TO BE DONE :: Set down exactly the lines from the one with "Convert this chart to matplotlib code." to the one with "levels = np.arange(0, 1.0001, 0.05)", both included, and no line outside that range.

DATASET CONTENT ::
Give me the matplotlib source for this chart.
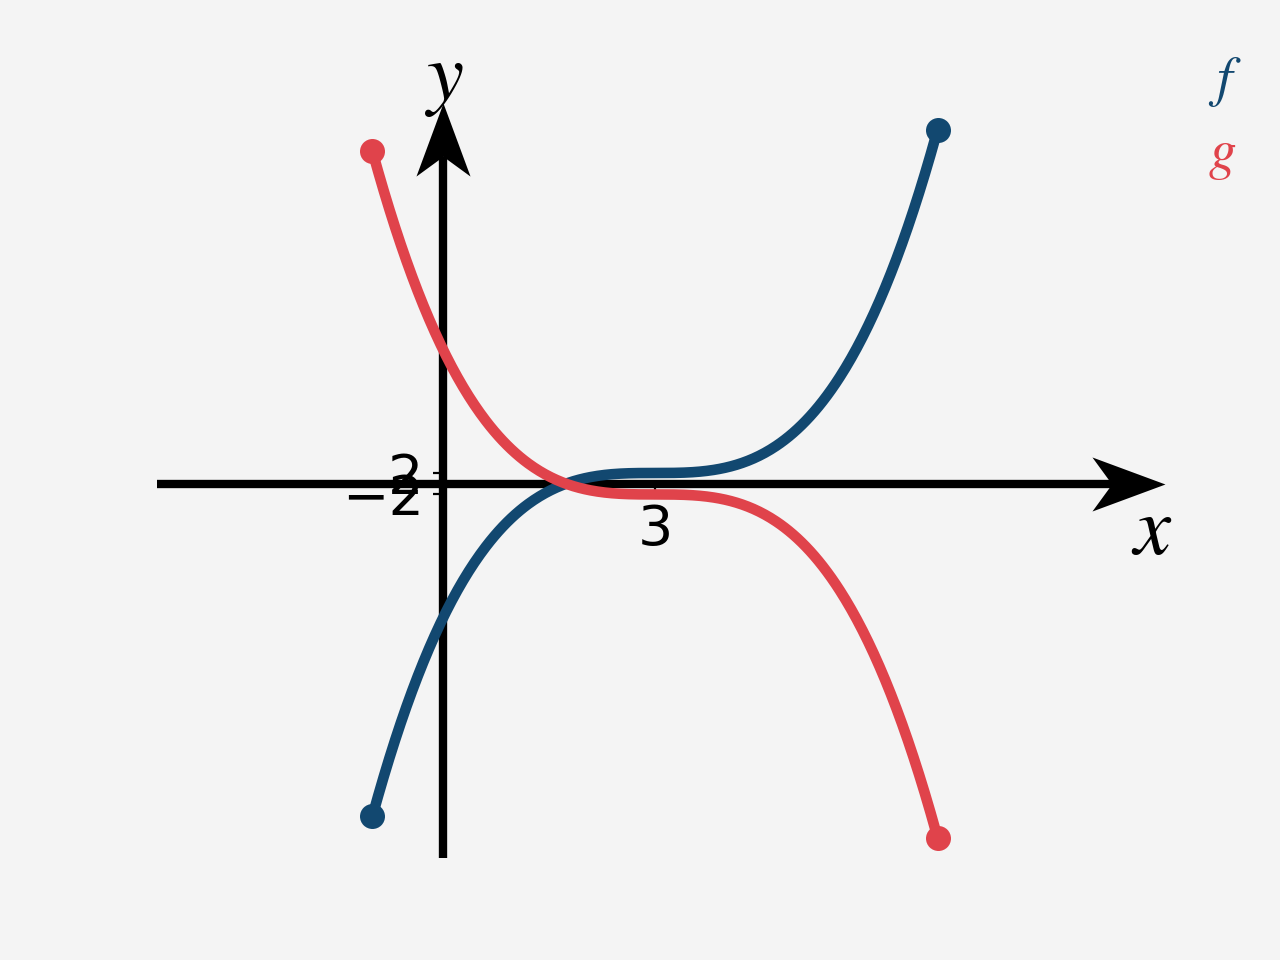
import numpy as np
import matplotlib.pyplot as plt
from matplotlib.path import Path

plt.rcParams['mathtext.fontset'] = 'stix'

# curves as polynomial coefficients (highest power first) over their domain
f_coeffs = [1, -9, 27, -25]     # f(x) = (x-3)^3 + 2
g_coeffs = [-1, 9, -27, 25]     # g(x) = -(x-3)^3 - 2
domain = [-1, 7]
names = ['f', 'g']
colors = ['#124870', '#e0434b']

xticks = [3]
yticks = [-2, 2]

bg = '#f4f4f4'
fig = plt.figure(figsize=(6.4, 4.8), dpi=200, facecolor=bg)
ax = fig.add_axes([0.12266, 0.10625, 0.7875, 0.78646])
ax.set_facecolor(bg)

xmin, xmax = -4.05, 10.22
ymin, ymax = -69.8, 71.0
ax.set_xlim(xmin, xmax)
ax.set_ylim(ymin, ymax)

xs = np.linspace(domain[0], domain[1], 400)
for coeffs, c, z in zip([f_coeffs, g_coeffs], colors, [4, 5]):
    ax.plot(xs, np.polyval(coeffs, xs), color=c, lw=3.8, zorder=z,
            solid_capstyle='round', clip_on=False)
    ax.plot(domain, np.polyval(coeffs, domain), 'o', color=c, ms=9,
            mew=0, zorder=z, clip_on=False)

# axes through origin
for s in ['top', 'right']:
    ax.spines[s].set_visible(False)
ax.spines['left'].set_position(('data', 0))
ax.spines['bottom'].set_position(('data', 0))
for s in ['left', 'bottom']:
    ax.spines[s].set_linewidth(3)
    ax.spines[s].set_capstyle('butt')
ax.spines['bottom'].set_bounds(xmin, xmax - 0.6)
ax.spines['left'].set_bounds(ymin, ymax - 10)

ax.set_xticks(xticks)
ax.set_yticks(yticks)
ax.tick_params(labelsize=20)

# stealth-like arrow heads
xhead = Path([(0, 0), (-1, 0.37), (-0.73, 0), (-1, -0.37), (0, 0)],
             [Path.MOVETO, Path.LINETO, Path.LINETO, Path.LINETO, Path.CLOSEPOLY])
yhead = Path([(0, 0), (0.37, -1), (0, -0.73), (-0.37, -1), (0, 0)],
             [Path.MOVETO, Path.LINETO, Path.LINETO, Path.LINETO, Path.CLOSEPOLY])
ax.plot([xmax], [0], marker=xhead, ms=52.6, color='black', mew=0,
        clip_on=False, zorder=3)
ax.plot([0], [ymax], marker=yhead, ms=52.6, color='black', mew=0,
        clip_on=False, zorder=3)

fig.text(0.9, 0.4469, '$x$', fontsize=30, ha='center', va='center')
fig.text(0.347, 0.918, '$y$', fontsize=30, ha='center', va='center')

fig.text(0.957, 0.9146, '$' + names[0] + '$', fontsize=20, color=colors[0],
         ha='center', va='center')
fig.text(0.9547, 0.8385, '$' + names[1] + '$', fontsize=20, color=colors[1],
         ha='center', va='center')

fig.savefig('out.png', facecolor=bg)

==

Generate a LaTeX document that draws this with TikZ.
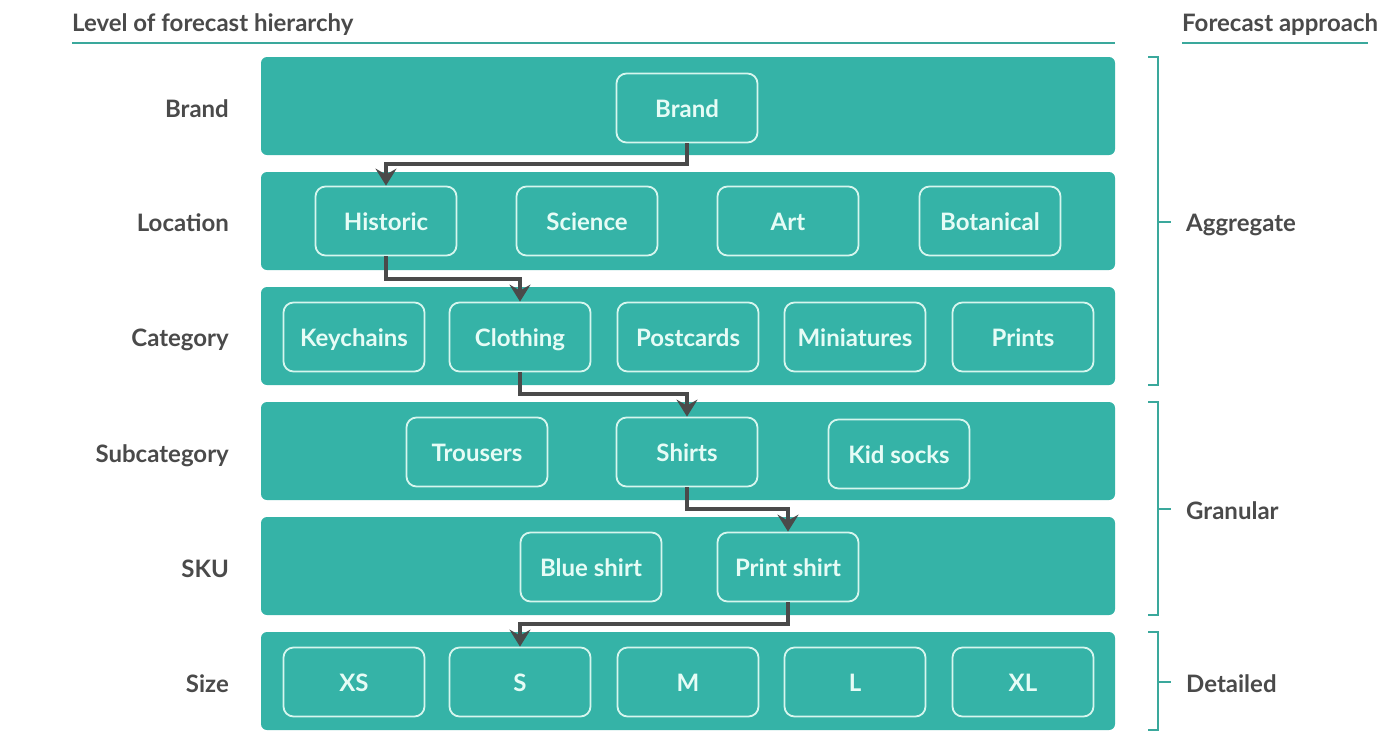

==

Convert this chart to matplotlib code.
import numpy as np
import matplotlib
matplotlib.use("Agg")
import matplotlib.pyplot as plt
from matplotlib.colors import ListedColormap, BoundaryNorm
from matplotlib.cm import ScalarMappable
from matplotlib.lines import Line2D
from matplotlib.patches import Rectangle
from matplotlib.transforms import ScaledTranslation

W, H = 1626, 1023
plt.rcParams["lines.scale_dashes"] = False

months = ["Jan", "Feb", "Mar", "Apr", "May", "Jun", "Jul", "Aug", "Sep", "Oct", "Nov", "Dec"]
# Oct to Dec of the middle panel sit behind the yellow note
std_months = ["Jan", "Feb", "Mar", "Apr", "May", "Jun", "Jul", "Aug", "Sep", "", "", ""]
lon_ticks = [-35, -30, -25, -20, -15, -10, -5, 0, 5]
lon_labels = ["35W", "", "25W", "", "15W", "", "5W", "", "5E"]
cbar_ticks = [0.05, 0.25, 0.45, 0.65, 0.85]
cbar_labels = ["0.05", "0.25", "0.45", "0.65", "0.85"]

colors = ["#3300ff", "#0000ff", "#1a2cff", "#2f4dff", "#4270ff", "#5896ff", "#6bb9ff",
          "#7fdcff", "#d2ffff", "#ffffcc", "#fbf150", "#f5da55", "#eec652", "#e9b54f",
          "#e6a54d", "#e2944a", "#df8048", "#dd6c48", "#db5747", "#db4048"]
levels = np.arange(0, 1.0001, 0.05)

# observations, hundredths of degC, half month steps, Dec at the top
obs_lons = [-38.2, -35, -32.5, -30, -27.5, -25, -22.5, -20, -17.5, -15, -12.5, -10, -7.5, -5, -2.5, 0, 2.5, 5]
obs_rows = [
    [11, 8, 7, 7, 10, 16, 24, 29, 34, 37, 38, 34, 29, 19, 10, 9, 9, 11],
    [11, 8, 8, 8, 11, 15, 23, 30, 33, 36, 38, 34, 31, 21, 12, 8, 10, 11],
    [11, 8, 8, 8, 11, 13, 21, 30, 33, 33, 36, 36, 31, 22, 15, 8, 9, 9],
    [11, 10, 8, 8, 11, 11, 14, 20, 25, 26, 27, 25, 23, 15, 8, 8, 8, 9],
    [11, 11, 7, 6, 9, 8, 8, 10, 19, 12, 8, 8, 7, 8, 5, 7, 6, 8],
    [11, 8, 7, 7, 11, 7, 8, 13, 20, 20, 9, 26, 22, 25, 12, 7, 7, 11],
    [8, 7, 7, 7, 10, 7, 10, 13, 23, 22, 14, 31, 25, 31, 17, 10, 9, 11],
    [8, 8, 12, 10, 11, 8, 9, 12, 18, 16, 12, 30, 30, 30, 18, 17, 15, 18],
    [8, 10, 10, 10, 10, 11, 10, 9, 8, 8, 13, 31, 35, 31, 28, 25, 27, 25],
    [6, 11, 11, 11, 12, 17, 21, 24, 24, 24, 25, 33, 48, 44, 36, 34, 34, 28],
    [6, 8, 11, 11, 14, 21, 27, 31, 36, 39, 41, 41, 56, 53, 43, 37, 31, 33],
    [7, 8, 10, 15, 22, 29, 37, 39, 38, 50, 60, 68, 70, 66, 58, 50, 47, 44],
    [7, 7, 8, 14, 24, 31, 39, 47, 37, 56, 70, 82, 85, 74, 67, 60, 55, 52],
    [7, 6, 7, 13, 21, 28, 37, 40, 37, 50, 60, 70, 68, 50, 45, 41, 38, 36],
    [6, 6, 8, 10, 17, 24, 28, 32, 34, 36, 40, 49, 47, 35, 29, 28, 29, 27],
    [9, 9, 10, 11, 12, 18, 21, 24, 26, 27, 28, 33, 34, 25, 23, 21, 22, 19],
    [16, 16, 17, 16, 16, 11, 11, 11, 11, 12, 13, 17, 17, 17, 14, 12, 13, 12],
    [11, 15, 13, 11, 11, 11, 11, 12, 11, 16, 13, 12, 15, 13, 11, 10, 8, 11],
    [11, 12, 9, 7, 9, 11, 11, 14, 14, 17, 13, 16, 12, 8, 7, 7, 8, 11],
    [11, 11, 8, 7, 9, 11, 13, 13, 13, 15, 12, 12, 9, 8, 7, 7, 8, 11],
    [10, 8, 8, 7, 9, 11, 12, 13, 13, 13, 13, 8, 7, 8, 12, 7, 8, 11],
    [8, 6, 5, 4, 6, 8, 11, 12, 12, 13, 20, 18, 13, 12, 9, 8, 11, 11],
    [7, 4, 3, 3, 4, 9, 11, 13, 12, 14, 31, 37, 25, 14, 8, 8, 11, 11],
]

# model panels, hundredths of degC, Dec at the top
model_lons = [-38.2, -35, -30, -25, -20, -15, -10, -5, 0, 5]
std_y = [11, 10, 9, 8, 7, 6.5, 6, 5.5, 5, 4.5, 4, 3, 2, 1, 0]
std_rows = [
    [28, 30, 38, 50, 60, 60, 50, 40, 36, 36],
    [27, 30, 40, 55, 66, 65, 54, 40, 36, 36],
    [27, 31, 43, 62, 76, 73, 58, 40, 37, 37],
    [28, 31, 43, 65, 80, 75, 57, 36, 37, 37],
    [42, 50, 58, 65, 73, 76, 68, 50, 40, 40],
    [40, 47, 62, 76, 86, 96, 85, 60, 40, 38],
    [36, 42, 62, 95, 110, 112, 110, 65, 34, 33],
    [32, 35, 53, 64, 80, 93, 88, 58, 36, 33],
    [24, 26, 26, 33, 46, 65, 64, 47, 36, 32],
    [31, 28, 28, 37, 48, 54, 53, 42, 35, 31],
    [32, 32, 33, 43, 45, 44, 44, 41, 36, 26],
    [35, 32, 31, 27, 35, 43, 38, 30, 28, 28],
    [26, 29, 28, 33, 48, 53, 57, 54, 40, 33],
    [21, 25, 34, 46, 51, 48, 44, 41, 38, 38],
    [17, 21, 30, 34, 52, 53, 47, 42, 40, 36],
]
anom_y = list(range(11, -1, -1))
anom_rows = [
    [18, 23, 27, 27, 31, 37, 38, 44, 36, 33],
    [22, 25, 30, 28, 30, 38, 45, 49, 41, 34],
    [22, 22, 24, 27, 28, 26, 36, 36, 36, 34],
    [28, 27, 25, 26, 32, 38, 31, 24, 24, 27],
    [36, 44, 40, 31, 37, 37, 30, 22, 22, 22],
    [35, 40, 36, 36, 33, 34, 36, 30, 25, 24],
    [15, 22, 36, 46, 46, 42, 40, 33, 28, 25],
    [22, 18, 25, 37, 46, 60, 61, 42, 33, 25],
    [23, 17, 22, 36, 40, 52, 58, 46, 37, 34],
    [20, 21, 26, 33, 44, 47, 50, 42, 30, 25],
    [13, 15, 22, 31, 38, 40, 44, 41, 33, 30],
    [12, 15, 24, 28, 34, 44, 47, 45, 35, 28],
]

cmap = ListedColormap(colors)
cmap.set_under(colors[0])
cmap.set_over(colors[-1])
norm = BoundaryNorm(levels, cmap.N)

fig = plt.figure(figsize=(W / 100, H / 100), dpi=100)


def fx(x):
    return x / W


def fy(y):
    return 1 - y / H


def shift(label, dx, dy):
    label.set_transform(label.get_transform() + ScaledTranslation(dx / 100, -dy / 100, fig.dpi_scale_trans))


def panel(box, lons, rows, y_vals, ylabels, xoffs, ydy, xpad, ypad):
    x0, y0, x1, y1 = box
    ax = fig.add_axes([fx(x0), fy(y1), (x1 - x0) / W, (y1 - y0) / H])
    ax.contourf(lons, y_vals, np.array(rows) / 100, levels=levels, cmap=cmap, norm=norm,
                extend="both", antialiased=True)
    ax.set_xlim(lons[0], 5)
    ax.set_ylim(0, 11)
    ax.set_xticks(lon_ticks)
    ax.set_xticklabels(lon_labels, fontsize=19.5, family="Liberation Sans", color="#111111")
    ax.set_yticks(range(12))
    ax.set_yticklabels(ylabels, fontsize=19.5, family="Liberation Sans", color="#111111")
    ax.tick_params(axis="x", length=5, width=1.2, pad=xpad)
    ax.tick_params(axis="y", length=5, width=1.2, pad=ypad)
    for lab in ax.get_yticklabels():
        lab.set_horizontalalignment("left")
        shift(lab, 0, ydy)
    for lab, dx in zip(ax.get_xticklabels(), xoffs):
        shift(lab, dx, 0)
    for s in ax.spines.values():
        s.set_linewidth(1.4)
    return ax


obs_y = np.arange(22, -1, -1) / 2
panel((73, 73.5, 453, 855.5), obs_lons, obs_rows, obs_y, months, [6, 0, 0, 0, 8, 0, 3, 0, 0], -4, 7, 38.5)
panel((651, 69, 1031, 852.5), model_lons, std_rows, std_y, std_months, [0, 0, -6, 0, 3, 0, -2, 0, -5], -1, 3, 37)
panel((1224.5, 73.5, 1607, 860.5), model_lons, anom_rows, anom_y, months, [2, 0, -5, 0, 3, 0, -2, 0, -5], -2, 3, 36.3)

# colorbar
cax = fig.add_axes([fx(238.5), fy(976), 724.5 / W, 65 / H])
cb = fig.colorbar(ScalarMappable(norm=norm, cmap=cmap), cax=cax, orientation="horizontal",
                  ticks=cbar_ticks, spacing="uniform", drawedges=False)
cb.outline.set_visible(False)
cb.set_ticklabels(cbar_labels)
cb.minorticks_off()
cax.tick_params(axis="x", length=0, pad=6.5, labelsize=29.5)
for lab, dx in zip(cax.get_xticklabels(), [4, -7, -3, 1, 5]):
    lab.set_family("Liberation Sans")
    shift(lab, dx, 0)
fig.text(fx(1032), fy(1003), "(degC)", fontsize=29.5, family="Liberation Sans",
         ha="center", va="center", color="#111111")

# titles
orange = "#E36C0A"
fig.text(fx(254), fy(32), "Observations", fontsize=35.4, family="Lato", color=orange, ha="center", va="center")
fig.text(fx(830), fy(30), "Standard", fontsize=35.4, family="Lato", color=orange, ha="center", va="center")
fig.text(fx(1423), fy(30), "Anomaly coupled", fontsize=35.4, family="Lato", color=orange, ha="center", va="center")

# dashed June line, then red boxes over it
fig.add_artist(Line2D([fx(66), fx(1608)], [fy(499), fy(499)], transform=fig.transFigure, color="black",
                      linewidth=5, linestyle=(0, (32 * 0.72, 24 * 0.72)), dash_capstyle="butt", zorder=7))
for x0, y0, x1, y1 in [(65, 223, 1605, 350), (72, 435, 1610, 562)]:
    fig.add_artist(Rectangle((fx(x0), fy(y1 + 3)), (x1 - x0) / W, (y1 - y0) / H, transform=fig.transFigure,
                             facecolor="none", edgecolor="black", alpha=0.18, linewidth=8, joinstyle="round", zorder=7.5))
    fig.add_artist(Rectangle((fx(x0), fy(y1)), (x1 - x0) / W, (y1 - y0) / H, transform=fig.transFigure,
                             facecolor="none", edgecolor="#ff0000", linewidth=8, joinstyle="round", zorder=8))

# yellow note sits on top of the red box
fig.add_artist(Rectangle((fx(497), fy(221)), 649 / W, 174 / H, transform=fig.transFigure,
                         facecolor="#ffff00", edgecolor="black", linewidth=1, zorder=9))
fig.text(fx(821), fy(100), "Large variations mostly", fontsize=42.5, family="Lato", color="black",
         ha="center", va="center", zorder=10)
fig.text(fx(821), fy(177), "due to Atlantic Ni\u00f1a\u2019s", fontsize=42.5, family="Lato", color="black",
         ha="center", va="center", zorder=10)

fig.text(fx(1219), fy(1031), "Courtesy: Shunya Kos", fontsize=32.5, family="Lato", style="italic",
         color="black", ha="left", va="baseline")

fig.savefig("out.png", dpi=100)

EXPECTED ANSWER ::
Convert this chart to matplotlib code.
import numpy as np
import matplotlib
matplotlib.use("Agg")
import matplotlib.pyplot as plt
from matplotlib.colors import ListedColormap, BoundaryNorm
from matplotlib.cm import ScalarMappable
from matplotlib.lines import Line2D
from matplotlib.patches import Rectangle
from matplotlib.transforms import ScaledTranslation

W, H = 1626, 1023
plt.rcParams["lines.scale_dashes"] = False

months = ["Jan", "Feb", "Mar", "Apr", "May", "Jun", "Jul", "Aug", "Sep", "Oct", "Nov", "Dec"]
# Oct to Dec of the middle panel sit behind the yellow note
std_months = ["Jan", "Feb", "Mar", "Apr", "May", "Jun", "Jul", "Aug", "Sep", "", "", ""]
lon_ticks = [-35, -30, -25, -20, -15, -10, -5, 0, 5]
lon_labels = ["35W", "", "25W", "", "15W", "", "5W", "", "5E"]
cbar_ticks = [0.05, 0.25, 0.45, 0.65, 0.85]
cbar_labels = ["0.05", "0.25", "0.45", "0.65", "0.85"]

colors = ["#3300ff", "#0000ff", "#1a2cff", "#2f4dff", "#4270ff", "#5896ff", "#6bb9ff",
          "#7fdcff", "#d2ffff", "#ffffcc", "#fbf150", "#f5da55", "#eec652", "#e9b54f",
          "#e6a54d", "#e2944a", "#df8048", "#dd6c48", "#db5747", "#db4048"]
levels = np.arange(0, 1.0001, 0.05)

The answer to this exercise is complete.